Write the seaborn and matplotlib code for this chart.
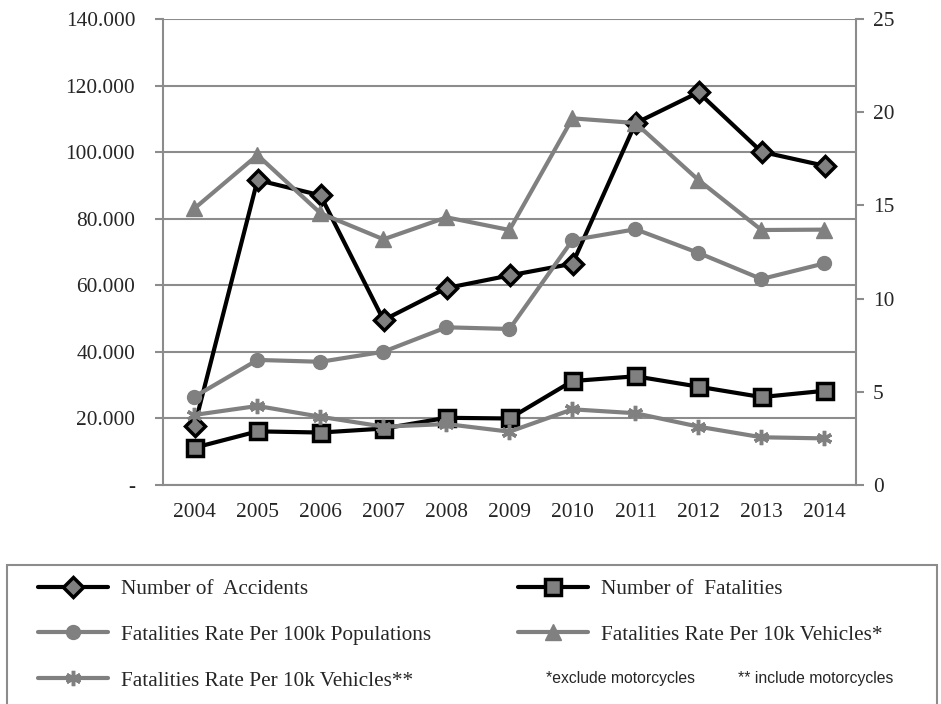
import matplotlib
matplotlib.use("Agg")
import matplotlib.pyplot as plt
import matplotlib.ticker as mticker
from matplotlib.patches import Rectangle
import seaborn as sns

# data
years = [2004, 2005, 2006, 2007, 2008, 2009, 2010, 2011, 2012, 2013, 2014]
accidents = [17732, 91623, 87020, 49553, 59164, 62960, 66488, 108696, 117949, 100106, 95906]
fatalities = [11204, 16115, 15762, 16955, 20188, 19979, 31234, 32657, 29544, 26416, 28297]
rate_pop = [4.74, 6.71, 6.61, 7.15, 8.46, 8.37, 13.14, 13.72, 12.45, 11.05, 11.89]
rate_veh_excl = [14.84, 17.70, 14.58, 13.18, 14.36, 13.68, 19.67, 19.42, 16.36, 13.68, 13.70]
rate_veh_incl = [3.76, 4.24, 3.66, 3.13, 3.27, 2.86, 4.06, 3.85, 3.13, 2.56, 2.50]

left_ticks = [0, 20000, 40000, 60000, 80000, 100000, 120000, 140000]
right_ticks = [0, 5, 10, 15, 20, 25]

sns.set_style("white")
plt.rcParams['font.family'] = ['Liberation Serif', 'DejaVu Serif']

GREY = '#808080'
AXGREY = '#8c8c8c'
TICK_FS = 15.4

fig = plt.figure(figsize=(9.41, 7.04), dpi=100)
ax = fig.add_axes([163 / 941, 1 - 485 / 704, (856 - 163) / 941, (485 - 19) / 704])
ax2 = ax.twinx()

# left axis: counts
sns.lineplot(x=years, y=accidents, ax=ax, color='black', lw=3, marker='D', markersize=10.5,
             markerfacecolor=GREY, markeredgecolor='black', markeredgewidth=2.5,
             label='Number of  Accidents', legend=False)
sns.lineplot(x=years, y=fatalities, ax=ax, color='black', lw=3, marker='s', markersize=11,
             markerfacecolor=GREY, markeredgecolor='black', markeredgewidth=2.5,
             label='Number of  Fatalities', legend=False)

# right axis: rates
sns.lineplot(x=years, y=rate_pop, ax=ax2, color=GREY, lw=3, marker='o', markersize=10,
             markerfacecolor=GREY, markeredgecolor=GREY, markeredgewidth=1,
             label='Fatalities Rate Per 100k Populations', legend=False)
sns.lineplot(x=years, y=rate_veh_excl, ax=ax2, color=GREY, lw=3, marker='^', markersize=11,
             markerfacecolor=GREY, markeredgecolor=GREY, markeredgewidth=1,
             label='Fatalities Rate Per 10k Vehicles*', legend=False)
sns.lineplot(x=years, y=rate_veh_incl, ax=ax2, color=GREY, lw=3, marker=(6, 2, 0), markersize=11,
             markerfacecolor=GREY, markeredgecolor=GREY, markeredgewidth=2.5,
             label='Fatalities Rate Per 10k Vehicles**', legend=False)

# axes styling
ax.set_xlim(2003.5, 2014.5)
ax.set_ylim(0, 140000)
ax2.set_ylim(0, 25)
ax.set_yticks(left_ticks)
ax2.set_yticks(right_ticks)
ax.yaxis.set_major_formatter(mticker.FuncFormatter(
    lambda v, p: '-' if v == 0 else f"{v:,.0f}".replace(',', '.')))
ax2.yaxis.set_major_formatter(mticker.FuncFormatter(lambda v, p: f"{v:.0f}"))

ax.set_xticks([y - 0.5 for y in years] + [years[-1] + 0.5])
ax.set_xticklabels([])
ax.set_xticks(years, minor=True)
ax.set_xticklabels([str(y) for y in years], minor=True)
ax.tick_params(axis='x', which='major', length=6, width=1.5, color=AXGREY, direction='out')
ax.tick_params(axis='x', which='minor', length=0, pad=13, labelsize=TICK_FS)
ax.tick_params(axis='y', length=6, width=1.5, color=AXGREY, direction='out', pad=14, labelsize=TICK_FS)
ax2.tick_params(axis='y', length=6, width=1.5, color=AXGREY, direction='out', pad=6, labelsize=TICK_FS)

ax.grid(axis='y', color=AXGREY, lw=1.5)
ax.grid(axis='x', visible=False)
ax2.grid(False)
for a in (ax, ax2):
    for side in ('left', 'right', 'bottom'):
        a.spines[side].set_color(AXGREY)
        a.spines[side].set_linewidth(1.5)
    a.spines['top'].set_visible(False)
    a.set_xlabel('')
    a.set_ylabel('')
ax.spines['right'].set_visible(False)
ax2.spines['left'].set_visible(False)
ax2.spines['bottom'].set_visible(False)

# legend below the chart
h1, l1 = ax.get_legend_handles_labels()
h2, l2 = ax2.get_legend_handles_labels()
handles = [h1[0], h2[0], h2[2], h1[1], h2[1]]
labels = [l1[0], l2[0], l2[2], l1[1], l2[1]]
fig.legend(handles, labels, loc='upper left', bbox_to_anchor=(19 / 941, 1 - 560 / 704),
           ncol=2, frameon=False, fontsize=15.3, handlelength=3.3, handletextpad=0.6,
           labelspacing=1.22, columnspacing=4.1)

fig.patches.append(Rectangle((7 / 941, -0.01), 930 / 941, (704 - 565) / 704 + 0.01,
                             transform=fig.transFigure, fill=False, edgecolor=AXGREY, lw=1.5))

fig.text(546 / 941, 1 - 678 / 704, '*exclude motorcycles', family='Liberation Sans',
         fontsize=11.3, va='center', ha='left')
fig.text(738 / 941, 1 - 678 / 704, '** include motorcycles', family='Liberation Sans',
         fontsize=11.3, va='center', ha='left')

plt.savefig('out.png', dpi=100)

• Work to do:
Return the full material word for word. Do not include the pictures.

• Output below:
Write the seaborn and matplotlib code for this chart.
import matplotlib
matplotlib.use("Agg")
import matplotlib.pyplot as plt
import matplotlib.ticker as mticker
from matplotlib.patches import Rectangle
import seaborn as sns

# data
years = [2004, 2005, 2006, 2007, 2008, 2009, 2010, 2011, 2012, 2013, 2014]
accidents = [17732, 91623, 87020, 49553, 59164, 62960, 66488, 108696, 117949, 100106, 95906]
fatalities = [11204, 16115, 15762, 16955, 20188, 19979, 31234, 32657, 29544, 26416, 28297]
rate_pop = [4.74, 6.71, 6.61, 7.15, 8.46, 8.37, 13.14, 13.72, 12.45, 11.05, 11.89]
rate_veh_excl = [14.84, 17.70, 14.58, 13.18, 14.36, 13.68, 19.67, 19.42, 16.36, 13.68, 13.70]
rate_veh_incl = [3.76, 4.24, 3.66, 3.13, 3.27, 2.86, 4.06, 3.85, 3.13, 2.56, 2.50]

left_ticks = [0, 20000, 40000, 60000, 80000, 100000, 120000, 140000]
right_ticks = [0, 5, 10, 15, 20, 25]

sns.set_style("white")
plt.rcParams['font.family'] = ['Liberation Serif', 'DejaVu Serif']

GREY = '#808080'
AXGREY = '#8c8c8c'
TICK_FS = 15.4

fig = plt.figure(figsize=(9.41, 7.04), dpi=100)
ax = fig.add_axes([163 / 941, 1 - 485 / 704, (856 - 163) / 941, (485 - 19) / 704])
ax2 = ax.twinx()

# left axis: counts
sns.lineplot(x=years, y=accidents, ax=ax, color='black', lw=3, marker='D', markersize=10.5,
             markerfacecolor=GREY, markeredgecolor='black', markeredgewidth=2.5,
             label='Number of  Accidents', legend=False)
sns.lineplot(x=years, y=fatalities, ax=ax, color='black', lw=3, marker='s', markersize=11,
             markerfacecolor=GREY, markeredgecolor='black', markeredgewidth=2.5,
             label='Number of  Fatalities', legend=False)

# right axis: rates
sns.lineplot(x=years, y=rate_pop, ax=ax2, color=GREY, lw=3, marker='o', markersize=10,
             markerfacecolor=GREY, markeredgecolor=GREY, markeredgewidth=1,
             label='Fatalities Rate Per 100k Populations', legend=False)
sns.lineplot(x=years, y=rate_veh_excl, ax=ax2, color=GREY, lw=3, marker='^', markersize=11,
             markerfacecolor=GREY, markeredgecolor=GREY, markeredgewidth=1,
             label='Fatalities Rate Per 10k Vehicles*', legend=False)
sns.lineplot(x=years, y=rate_veh_incl, ax=ax2, color=GREY, lw=3, marker=(6, 2, 0), markersize=11,
             markerfacecolor=GREY, markeredgecolor=GREY, markeredgewidth=2.5,
             label='Fatalities Rate Per 10k Vehicles**', legend=False)

# axes styling
ax.set_xlim(2003.5, 2014.5)
ax.set_ylim(0, 140000)
ax2.set_ylim(0, 25)
ax.set_yticks(left_ticks)
ax2.set_yticks(right_ticks)
ax.yaxis.set_major_formatter(mticker.FuncFormatter(
    lambda v, p: '-' if v == 0 else f"{v:,.0f}".replace(',', '.')))
ax2.yaxis.set_major_formatter(mticker.FuncFormatter(lambda v, p: f"{v:.0f}"))

ax.set_xticks([y - 0.5 for y in years] + [years[-1] + 0.5])
ax.set_xticklabels([])
ax.set_xticks(years, minor=True)
ax.set_xticklabels([str(y) for y in years], minor=True)
ax.tick_params(axis='x', which='major', length=6, width=1.5, color=AXGREY, direction='out')
ax.tick_params(axis='x', which='minor', length=0, pad=13, labelsize=TICK_FS)
ax.tick_params(axis='y', length=6, width=1.5, color=AXGREY, direction='out', pad=14, labelsize=TICK_FS)
ax2.tick_params(axis='y', length=6, width=1.5, color=AXGREY, direction='out', pad=6, labelsize=TICK_FS)

ax.grid(axis='y', color=AXGREY, lw=1.5)
ax.grid(axis='x', visible=False)
ax2.grid(False)
for a in (ax, ax2):
    for side in ('left', 'right', 'bottom'):
        a.spines[side].set_color(AXGREY)
        a.spines[side].set_linewidth(1.5)
    a.spines['top'].set_visible(False)
    a.set_xlabel('')
    a.set_ylabel('')
ax.spines['right'].set_visible(False)
ax2.spines['left'].set_visible(False)
ax2.spines['bottom'].set_visible(False)

# legend below the chart
h1, l1 = ax.get_legend_handles_labels()
h2, l2 = ax2.get_legend_handles_labels()
handles = [h1[0], h2[0], h2[2], h1[1], h2[1]]
labels = [l1[0], l2[0], l2[2], l1[1], l2[1]]
fig.legend(handles, labels, loc='upper left', bbox_to_anchor=(19 / 941, 1 - 560 / 704),
           ncol=2, frameon=False, fontsize=15.3, handlelength=3.3, handletextpad=0.6,
           labelspacing=1.22, columnspacing=4.1)

fig.patches.append(Rectangle((7 / 941, -0.01), 930 / 941, (704 - 565) / 704 + 0.01,
                             transform=fig.transFigure, fill=False, edgecolor=AXGREY, lw=1.5))

fig.text(546 / 941, 1 - 678 / 704, '*exclude motorcycles', family='Liberation Sans',
         fontsize=11.3, va='center', ha='left')
fig.text(738 / 941, 1 - 678 / 704, '** include motorcycles', family='Liberation Sans',
         fontsize=11.3, va='center', ha='left')

plt.savefig('out.png', dpi=100)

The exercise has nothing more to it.